In the latter case, they would choose an alternative cure/treatment of diseases that did not involve the harvesting and preparation of medicines from medicinal plants. Locally, several hybrid knowledge systems coexist, governed by complementary and/or alternative configurations . Among these options, there would be the use of allopathic medicinal remedies, prayers (local specialists in healing), use of products and/or parts of wild and domesticated animals, human products, and minerals, among others. As reported by Ladio and Albuquerque (2014 ) these systems can coexist in the same space, not necessarily representing processes of homogenization and/or the mixing of these knowledge systems. The structuring of hybridization can follow adaptive patterns , which is very important for the sustainability of local medical systems.

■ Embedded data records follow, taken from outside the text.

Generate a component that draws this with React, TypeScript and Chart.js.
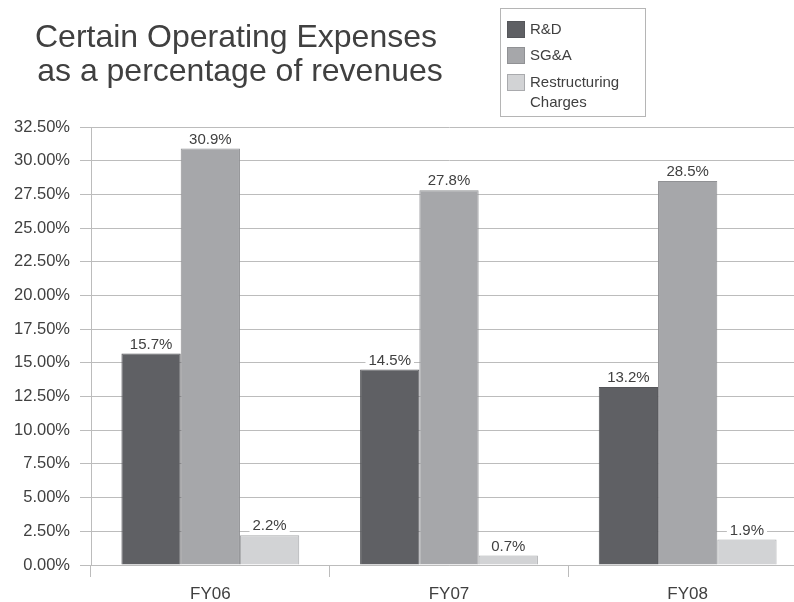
import React, { useEffect, useRef } from "react";
import { Chart, registerables } from "chart.js";

Chart.register(...registerables);

const categories = ["FY06", "FY07", "FY08"];
const seriesNames = ["R&D", "SG&A", "Restructuring Charges"];
const legendLines = [["R&D"], ["SG&A"], ["Restructuring", "Charges"]];
const rdValues = [15.7, 14.5, 13.2];
const sgaValues = [30.9, 27.8, 28.5];
const restructuringValues = [2.2, 0.7, 1.9];
const titleLines = ["Certain Operating Expenses", "as a percentage of revenues"];
const yMin = 0;
const yMax = 32.5;
const yStep = 2.5;

const fillColors = ["#5f6064", "#a6a7aa", "#d2d3d5"];
const edgeColors = ["#55565a", "#909194", "#a9aaad"];
const FONT = "'Liberation Sans', Arial, Helvetica, sans-serif";
const TEXT = "#404040";
const GRID = "#bcbcbc";

const overlayPlugin = {
  id: "overlay",
  afterDatasetsDraw(chart: any) {
    const ctx = chart.ctx;
    ctx.save();
    ctx.font = `15px ${FONT}`;
    ctx.textAlign = "center";
    ctx.textBaseline = "middle";
    chart.data.datasets.forEach((ds: any, di: number) => {
      const meta = chart.getDatasetMeta(di);
      meta.data.forEach((el: any, i: number) => {
        const txt = ds.data[i].toFixed(1) + "%";
        const w = ctx.measureText(txt).width;
        const cy = el.y - 9;
        ctx.fillStyle = "#ffffff";
        ctx.fillRect(el.x - w / 2 - 3, cy - 8, w + 6, 15);
        ctx.fillStyle = TEXT;
        ctx.fillText(txt, el.x, cy);
      });
    });
    ctx.restore();
  },
  afterDraw(chart: any) {
    const ctx = chart.ctx;
    ctx.save();
    // Title
    ctx.fillStyle = TEXT;
    ctx.font = `32px ${FONT}`;
    ctx.textAlign = "center";
    ctx.textBaseline = "alphabetic";
    ctx.fillText(titleLines[0], 236, 47);
    ctx.fillText(titleLines[1], 240, 81);
    // Legend box
    ctx.strokeStyle = "#b5b5b5";
    ctx.lineWidth = 1;
    ctx.fillStyle = "#ffffff";
    ctx.fillRect(500.5, 8.5, 145, 108);
    ctx.strokeRect(500.5, 8.5, 145, 108);
    const rowY = [21, 47, 74];
    ctx.font = `15px ${FONT}`;
    ctx.textAlign = "left";
    ctx.textBaseline = "middle";
    chart.data.datasets.forEach((ds: any, i: number) => {
      const y = rowY[i];
      ctx.fillStyle = ds.backgroundColor;
      ctx.fillRect(507, y, 18, 17);
      ctx.strokeStyle = ds.borderColor;
      ctx.strokeRect(507.5, y + 0.5, 17, 16);
      ctx.fillStyle = TEXT;
      legendLines[i].forEach((line, li) => {
        ctx.fillText(line, 530, y + 9 + li * 20);
      });
    });
    ctx.restore();
  },
};

export default function App() {
  const ref = useRef<HTMLCanvasElement>(null);
  useEffect(() => {
    if (!ref.current) return;
    const values = [rdValues, sgaValues, restructuringValues];
    const chart = new Chart(ref.current, {
      type: "bar",
      data: {
        labels: categories,
        datasets: seriesNames.map((name, i) => ({
          label: name,
          data: values[i],
          backgroundColor: fillColors[i],
          borderColor: edgeColors[i],
          borderWidth: 1,
          categoryPercentage: 0.745,
          barPercentage: 1,
        })),
      },
      options: {
        animation: false,
        responsive: true,
        maintainAspectRatio: false,
        layout: { padding: { top: 127, bottom: 0, left: 0, right: 5 } },
        plugins: {
          legend: { display: false },
          title: { display: false },
          tooltip: { enabled: false },
        },
        scales: {
          x: {
            grid: {
              display: true,
              offset: true,
              drawOnChartArea: false,
              drawTicks: true,
              tickLength: 12,
              color: GRID,
            },
            border: { display: true, color: GRID },
            ticks: {
              color: TEXT,
              font: { family: FONT, size: 17 },
              padding: 7,
            },
            afterFit: (s: any) => {
              s.height = 37;
            },
          },
          y: {
            min: yMin,
            max: yMax,
            grid: {
              color: GRID,
              drawTicks: true,
              tickLength: 11,
            },
            border: { display: true, color: GRID },
            ticks: {
              stepSize: yStep,
              color: TEXT,
              font: { family: FONT, size: 16.5 },
              padding: 10,
              callback: (v: any) => Number(v).toFixed(2) + "%",
            },
            afterFit: (s: any) => {
              s.width = 91;
            },
          },
        },
      },
      plugins: [overlayPlugin],
    });
    return () => chart.destroy();
  }, []);
  return (
    <div
      style={{
        position: "fixed",
        left: 0,
        top: 0,
        width: 794,
        height: 602,
        overflow: "hidden",
        background: "#ffffff",
      }}
    >
      <div style={{ position: "relative", width: 812, height: 602 }}>
        <canvas ref={ref} />
      </div>
    </div>
  );
}
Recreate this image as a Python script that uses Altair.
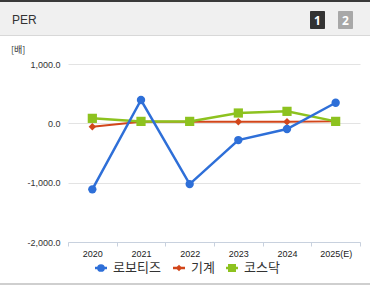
import altair as alt
import pandas as pd

years = ["2020", "2021", "2022", "2023", "2024", "2025(E)"]
robotis = [-1113, 393, -1024, -282, -96, 347]
machine = [-57, 27, 27, 27, 27, 33]
kosdaq = [84, 33, 33, 174, 202, 33]
series_names = ["로보티즈", "기계", "코스닥"]
colors = ["#2e6fd8", "#d2461a", "#8dc21f"]

rows = []
for name, vals in zip(series_names, [robotis, machine, kosdaq]):
    for y, v in zip(years, vals):
        rows.append({"year": y, "value": v, "series": name})
df = pd.DataFrame(rows)

W, H = 292, 178
L, T = 68, 64

xenc = alt.X("year:N", sort=years, title=None,
             scale=alt.Scale(paddingInner=0, paddingOuter=0),
             axis=alt.Axis(labelAngle=0, tickBand="extent", domainColor="#c8d1de",
                           tickColor="#c8d1de", tickSize=4, labelFontSize=9,
                           labelColor="#222", labelPadding=3, grid=False,
                           labelFont="Liberation Sans"))
yenc = alt.Y("value:Q", title=None,
             scale=alt.Scale(domain=[-2000, 1000], nice=False),
             axis=alt.Axis(values=[-2000, -1000, 0, 1000], domain=False, ticks=False,
                           gridColor="#e3e3e3", labelFontSize=9, labelColor="#333",
                           labelPadding=8, labelFont="Liberation Sans",
                           labelExpr="replace(format(datum.value, ',.1f'), '\u2212', '-')"))

base = alt.Chart(df)

def series_layer(name, color, shape, size, sw):
    d = base.transform_filter(alt.datum.series == name)
    line = d.mark_line(color=color, strokeWidth=sw).encode(x=xenc, y=yenc)
    pts = d.mark_point(color=color, filled=True, opacity=1, shape=shape, size=size).encode(x=xenc, y=yenc)
    return line + pts

red = series_layer("기계", colors[1], "diamond", 55, 2)
green = series_layer("코스닥", colors[2], "square", 85, 2.5)
blue = series_layer("로보티즈", colors[0], "circle", 70, 2.5)

one = pd.DataFrame({"a": [0]})
d1 = alt.Chart(one)
hdr_bg = d1.mark_rect(color="#f0f0f0").encode(x=alt.value(-L), x2=alt.value(370 - L),
                                               y=alt.value(2 - T), y2=alt.value(35 - T))
hdr_top = d1.mark_rect(color="#3a3a3a").encode(x=alt.value(-L), x2=alt.value(370 - L),
                                                y=alt.value(-T), y2=alt.value(2 - T))
hdr_bot = d1.mark_rect(color="#d8d8d8").encode(x=alt.value(-L), x2=alt.value(370 - L),
                                                y=alt.value(35 - T), y2=alt.value(36 - T))
bottom_line = d1.mark_rect(color="#cfcfcf").encode(x=alt.value(-L), x2=alt.value(370 - L),
                                                   y=alt.value(283 - T), y2=alt.value(285 - T))
title = d1.mark_text(text="PER", align="left", baseline="middle", fontSize=12,
                     color="#333", font="Liberation Sans").encode(x=alt.value(12 - L), y=alt.value(20 - T))
box1 = d1.mark_rect(color="#333333", cornerRadius=1).encode(x=alt.value(310 - L), x2=alt.value(325 - L),
                                              y=alt.value(11 - T), y2=alt.value(29 - T))
box2 = d1.mark_rect(color="#a8a8a8", cornerRadius=1).encode(x=alt.value(338 - L), x2=alt.value(353 - L),
                                              y=alt.value(11 - T), y2=alt.value(29 - T))
t1 = d1.mark_text(text="1", fontSize=12, fontWeight="bold", color="white", font="Noto Sans",
                  baseline="middle").encode(x=alt.value(317.5 - L), y=alt.value(20.5 - T))
t2 = d1.mark_text(text="2", fontSize=12, fontWeight="bold", color="white", font="Noto Sans",
                  baseline="middle").encode(x=alt.value(345.5 - L), y=alt.value(20.5 - T))
unit = d1.mark_text(text="[배]", align="left", baseline="middle", fontSize=9,
                    color="#333", font="Noto Sans CJK KR").encode(x=alt.value(11 - L), y=alt.value(50 - T))

# manual legend
LY = 268 - T
leg = []
specs = [(colors[0], "circle", 60, 95, 107, 101, 113, series_names[0]),
         (colors[1], "diamond", 40, 173, 185, 179, 191, series_names[1]),
         (colors[2], "square", 65, 226, 238, 232, 244, series_names[2])]
for c, shp, sz, xa, xb, xc, xt, lab in specs:
    leg.append(d1.mark_rule(color=c, strokeWidth=2.5).encode(
        x=alt.value(xa - L), x2=alt.value(xb - L), y=alt.value(LY)))
    leg.append(d1.mark_point(color=c, filled=True, opacity=1, shape=shp, size=sz).encode(
        x=alt.value(xc - L), y=alt.value(LY)))
    leg.append(d1.mark_text(text=lab, align="left", baseline="middle", fontSize=13,
                            color="#333", font="Noto Sans CJK KR").encode(
        x=alt.value(xt - L), y=alt.value(LY)))

chart = alt.layer(hdr_bg, hdr_top, hdr_bot, bottom_line, title, box1, box2, t1, t2, unit,
                  red, green, blue, *leg).properties(
    width=W, height=H,
    autosize=alt.AutoSizeParams(type="none"),
    padding={"left": L, "top": T, "right": 370 - L - W, "bottom": 285 - T - H},
).configure_view(stroke=None)

chart.save("out.html", embed_options={"renderer": "svg", "actions": False})
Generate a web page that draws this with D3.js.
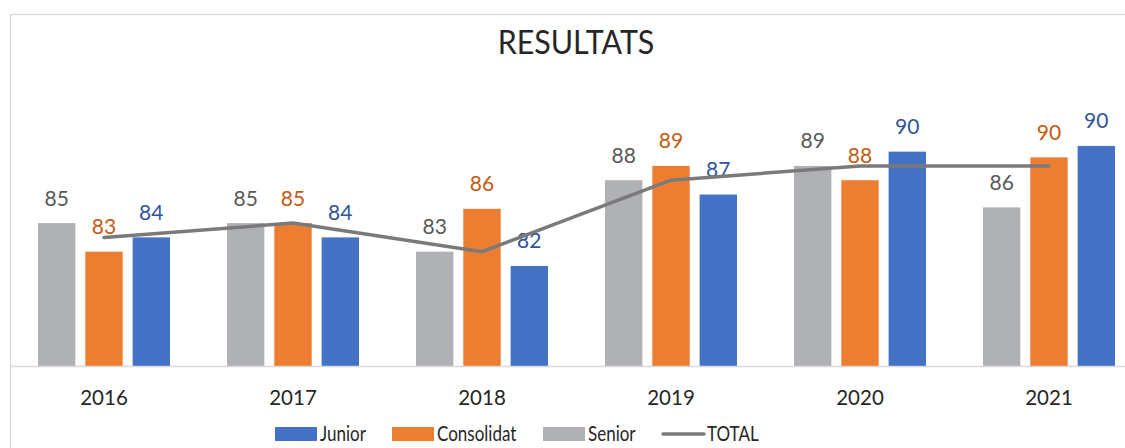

In addition, according to the research participants' perceptions, this taboo is configured as a means of protecting the health of individuals and/or medicinal plants in homegardens and forests. The attitude of administering medicine from a plant prepared by a woman during menstruation, having the belief that, due to this situation the plant would lose its bioactive properties, would be like being faced with a complex situation that involves the urgency for the cure of a human illness, added to the circumstances of wasted time and energy employed in this phenomenon.
Thus, studies involving the perception of health/diseases and taboos as events that modulate human behavior associated with the harvesting and use of medicinal plants are structured as important ways of understanding the dynamics and sustainability of local medical systems. According to Fabrega (1997 ), the behavior associated with caring for oneself and for one’s peers is of great importance in human evolution, taking into account that disease affects the reproduction and survival of human populations. In addition, it can also affect social relationships in human groups , as was evident in the taboo described if violated.